One distorted impression that the diaries may unintentionally create concerns the role of the Cabinet in government. Because Barbara Castle was departmentally so concerned with the level of public expenditure, her failures were most often with the Treasury Ministers in Cabinet, and a great part of this book is about debates there. Cabinet is, of course, supreme. In practice, however, most government decisions, and often some of the most important – those, for example, on economic policy (apart from public expenditure), defence and foreign affairs – are taken, not in Cabinet, but in Cabinet committees. Cabinet committees are a great constitutional secret: they are known to exist, but they are shielded from the public eye. As they are seen by some as a great threat to the principle of collective responsibility, their membership is not made officially public. This is one of the less important absurdities arising out of that principle.
It was at a Cabinet committee and at ad hoc meetings with Treasury Ministers that Barbara shaped the great achievement for which she will be principally remembered – the national superannuation scheme. To her, and to the late-lamented Brian O’Malley, must go the credit for ending the ding-dong battle over national superannuation that had gone on since Crossman’s days at the Department of Health and Social Security. I am glad that when the scheme did eventually go to Cabinet for final approval, Denis Healcy’s opposition was only ‘half-hearted’. Perhaps there was someone in the Treasury working on her side. I think that Brian O’Malley understood that there was – even if it was somebody so difficult to get to know.

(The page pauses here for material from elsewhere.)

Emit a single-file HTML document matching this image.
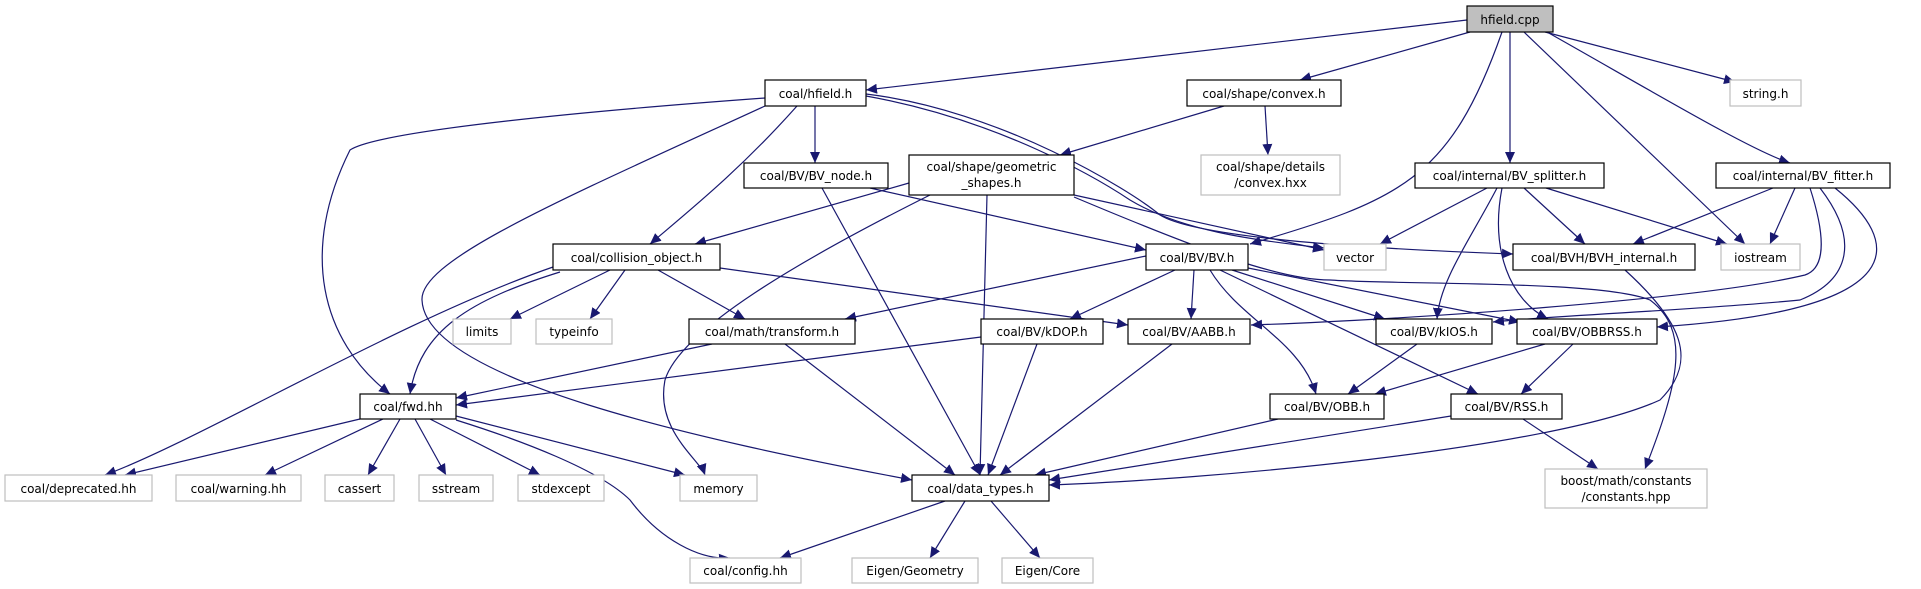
<!DOCTYPE html>
<html><head><meta charset="utf-8"><style>
html,body{margin:0;padding:0;background:#fff;}
svg{display:block;}
text{font-family:"DejaVu Sans","Liberation Sans",sans-serif;font-size:12px;fill:#000;}
.e{fill:none;stroke:#191970;stroke-width:1.2;marker-end:url(#a);}
.n{fill:#fff;stroke:#000;stroke-width:1.2;}
.g{fill:#fff;stroke:#bfbfbf;stroke-width:1.2;}
</style></head><body>
<svg width="1921" height="589" viewBox="0 0 1921 589" xmlns="http://www.w3.org/2000/svg">
<defs><marker id="a" markerUnits="userSpaceOnUse" markerWidth="12" markerHeight="10" refX="11" refY="5" orient="auto"><path d="M0,0 L11,5 L0,10 z" fill="#191970"/></marker></defs>
<g>
<path class="e" d="M1467,20 L866,90"/>
<path class="e" d="M1470,32 L1300,80"/>
<path class="e" d="M1502,32 C1450,180 1400,200 1250,244"/>
<path class="e" d="M1510,32 L1510,163"/>
<path class="e" d="M1524,32 L1745,244"/>
<path class="e" d="M1545,32 L1735,82"/>
<path class="e" d="M1547,32 C1650,90 1750,150 1790,163"/>
<path class="e" d="M765,98 C600,110 380,130 350,150 C300,250 320,340 390,394"/>
<path class="e" d="M765,106 C560,200 420,260 422,300 C425,380 700,440 912,480"/>
<path class="e" d="M797,106 C740,170 690,210 650,244"/>
<path class="e" d="M815,106 L815,163"/>
<path class="e" d="M866,96 C1000,120 1100,180 1130,200 C1180,230 1250,240 1324,248"/>
<path class="e" d="M866,94 C1000,110 1130,190 1160,215 C1200,240 1400,250 1513,254"/>
<path class="e" d="M1224,106 L1060,155"/>
<path class="e" d="M1265,106 L1268,155"/>
<path class="e" d="M909,183 L695,244"/>
<path class="e" d="M930,195 C800,260 680,330 665,380 C655,430 700,460 705,475"/>
<path class="e" d="M987,195 L980,475"/>
<path class="e" d="M1074,195 L1324,250"/>
<path class="e" d="M1074,197 C1200,250 1280,280 1330,280 C1400,285 1600,280 1650,300 C1690,330 1680,380 1645,469"/>
<path class="e" d="M870,188 L1146,250"/>
<path class="e" d="M822,188 L980,475"/>
<path class="e" d="M560,272 C470,300 420,330 410,394"/>
<path class="e" d="M553,267 C400,320 200,440 105,475"/>
<path class="e" d="M610,270 L510,319"/>
<path class="e" d="M625,270 L590,319"/>
<path class="e" d="M658,270 L745,319"/>
<path class="e" d="M720,268 L1128,325"/>
<path class="e" d="M1146,256 L845,319"/>
<path class="e" d="M1175,270 L1070,319"/>
<path class="e" d="M1194,270 L1191,319"/>
<path class="e" d="M1210,270 C1240,320 1300,340 1316,394"/>
<path class="e" d="M1220,270 L1478,394"/>
<path class="e" d="M1232,270 L1385,319"/>
<path class="e" d="M1248,268 L1520,322"/>
<path class="e" d="M1487,188 L1380,244"/>
<path class="e" d="M1497,188 C1470,240 1440,280 1437,319"/>
<path class="e" d="M1502,188 C1490,250 1510,300 1548,319"/>
<path class="e" d="M1524,188 L1585,244"/>
<path class="e" d="M1546,188 L1727,244"/>
<path class="e" d="M1773,188 L1633,244"/>
<path class="e" d="M1795,188 L1770,244"/>
<path class="e" d="M1810,188 C1830,250 1820,270 1805,275 C1700,300 1400,320 1251,325"/>
<path class="e" d="M1820,188 C1860,240 1850,280 1800,300 C1700,310 1560,315 1493,322"/>
<path class="e" d="M1835,188 C1900,240 1920,310 1657,327"/>
<path class="e" d="M1625,270 C1680,320 1700,360 1660,400 C1550,450 1200,480 1049,485"/>
<path class="e" d="M712,344 L456,398"/>
<path class="e" d="M785,344 L955,475"/>
<path class="e" d="M981,337 L456,405"/>
<path class="e" d="M1037,344 L988,475"/>
<path class="e" d="M1172,344 L1000,475"/>
<path class="e" d="M1417,344 L1348,394"/>
<path class="e" d="M1545,344 L1375,394"/>
<path class="e" d="M1573,344 L1521,394"/>
<path class="e" d="M1278,419 L1035,475"/>
<path class="e" d="M1451,416 L1049,480"/>
<path class="e" d="M1523,419 L1598,469"/>
<path class="e" d="M360,419 L125,475"/>
<path class="e" d="M383,419 L265,475"/>
<path class="e" d="M400,419 L368,475"/>
<path class="e" d="M415,419 L446,475"/>
<path class="e" d="M430,419 L540,475"/>
<path class="e" d="M456,416 L685,475"/>
<path class="e" d="M456,420 C520,440 600,470 630,500 C660,540 700,560 730,558"/>
<path class="e" d="M945,501 L780,558"/>
<path class="e" d="M965,501 L930,558"/>
<path class="e" d="M991,501 L1040,558"/>
</g>
<g>
<rect x="1467" y="6" width="86" height="26" fill="#bfbfbf" stroke="#000" stroke-width="1.2"/><text x="1510" y="24" text-anchor="middle">hfield.cpp</text>
<rect class="n" x="765" y="80" width="101" height="26"/><text x="815.5" y="98" text-anchor="middle">coal/hfield.h</text>
<rect class="n" x="1187" y="80" width="154" height="26"/><text x="1264" y="98" text-anchor="middle">coal/shape/convex.h</text>
<rect class="g" x="1730" y="80" width="71" height="26"/><text x="1765.5" y="98" text-anchor="middle">string.h</text>
<rect class="n" x="744" y="163" width="144" height="25"/><text x="816" y="180" text-anchor="middle">coal/BV/BV_node.h</text>
<rect class="n" x="909" y="155" width="165" height="40"/><text x="991.5" y="171" text-anchor="middle">coal/shape/geometric</text><text x="991.5" y="187" text-anchor="middle">_shapes.h</text>
<rect class="g" x="1201" y="155" width="139" height="40"/><text x="1270.5" y="171" text-anchor="middle">coal/shape/details</text><text x="1270.5" y="187" text-anchor="middle">/convex.hxx</text>
<rect class="n" x="1415" y="163" width="189" height="25"/><text x="1509.5" y="180" text-anchor="middle">coal/internal/BV_splitter.h</text>
<rect class="n" x="1716" y="163" width="174" height="25"/><text x="1803" y="180" text-anchor="middle">coal/internal/BV_fitter.h</text>
<rect class="n" x="553" y="244" width="167" height="26"/><text x="636.5" y="262" text-anchor="middle">coal/collision_object.h</text>
<rect class="n" x="1146" y="244" width="102" height="26"/><text x="1197" y="262" text-anchor="middle">coal/BV/BV.h</text>
<rect class="g" x="1324" y="244" width="62" height="26"/><text x="1355" y="262" text-anchor="middle">vector</text>
<rect class="n" x="1513" y="244" width="182" height="26"/><text x="1604" y="262" text-anchor="middle">coal/BVH/BVH_internal.h</text>
<rect class="g" x="1721" y="244" width="79" height="26"/><text x="1760.5" y="262" text-anchor="middle">iostream</text>
<rect class="g" x="453" y="319" width="58" height="25"/><text x="482" y="336" text-anchor="middle">limits</text>
<rect class="g" x="536" y="319" width="76" height="25"/><text x="574" y="336" text-anchor="middle">typeinfo</text>
<rect class="n" x="689" y="319" width="166" height="25"/><text x="772" y="336" text-anchor="middle">coal/math/transform.h</text>
<rect class="n" x="981" y="319" width="122" height="25"/><text x="1042" y="336" text-anchor="middle">coal/BV/kDOP.h</text>
<rect class="n" x="1128" y="319" width="122" height="25"/><text x="1189" y="336" text-anchor="middle">coal/BV/AABB.h</text>
<rect class="n" x="1376" y="319" width="116" height="25"/><text x="1434" y="336" text-anchor="middle">coal/BV/kIOS.h</text>
<rect class="n" x="1517" y="319" width="140" height="25"/><text x="1587" y="336" text-anchor="middle">coal/BV/OBBRSS.h</text>
<rect class="n" x="360" y="394" width="96" height="25"/><text x="408" y="411" text-anchor="middle">coal/fwd.hh</text>
<rect class="n" x="1270" y="394" width="114" height="25"/><text x="1327" y="411" text-anchor="middle">coal/BV/OBB.h</text>
<rect class="n" x="1451" y="394" width="111" height="25"/><text x="1506.5" y="411" text-anchor="middle">coal/BV/RSS.h</text>
<rect class="g" x="5" y="475" width="147" height="26"/><text x="78.5" y="493" text-anchor="middle">coal/deprecated.hh</text>
<rect class="g" x="176" y="475" width="125" height="26"/><text x="238.5" y="493" text-anchor="middle">coal/warning.hh</text>
<rect class="g" x="325" y="475" width="69" height="26"/><text x="359.5" y="493" text-anchor="middle">cassert</text>
<rect class="g" x="419" y="475" width="74" height="26"/><text x="456" y="493" text-anchor="middle">sstream</text>
<rect class="g" x="518" y="475" width="86" height="26"/><text x="561" y="493" text-anchor="middle">stdexcept</text>
<rect class="g" x="680" y="475" width="77" height="26"/><text x="718.5" y="493" text-anchor="middle">memory</text>
<rect class="n" x="912" y="475" width="137" height="26"/><text x="980.5" y="493" text-anchor="middle">coal/data_types.h</text>
<rect class="g" x="1545" y="469" width="162" height="39"/><text x="1626" y="485" text-anchor="middle">boost/math/constants</text><text x="1626" y="501" text-anchor="middle">/constants.hpp</text>
<rect class="g" x="690" y="558" width="111" height="25"/><text x="745.5" y="575" text-anchor="middle">coal/config.hh</text>
<rect class="g" x="852" y="558" width="126" height="25"/><text x="915" y="575" text-anchor="middle">Eigen/Geometry</text>
<rect class="g" x="1002" y="558" width="91" height="25"/><text x="1047.5" y="575" text-anchor="middle">Eigen/Core</text>
</g>
</svg>
</body></html>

Barbara was a fervent advocate of a ‘no’ vote in the European Referendum. She confesses some doubts about the ‘no’ case, particularly as presented by Benn, but she had even more reservations about the other side. I would guess that at the time she thought it in her heart a marginal issue, but she had to be on the left. Pro-Marketeers such as myself have at any rate the consolation that, in fighting successfully for British membership of the EEC, we have provided Barbara Castle, whom we respected as an opponent, with a life after death as a member of the European Parliament. I do not know if she is still keeping a diary. If she is, it will be a good read.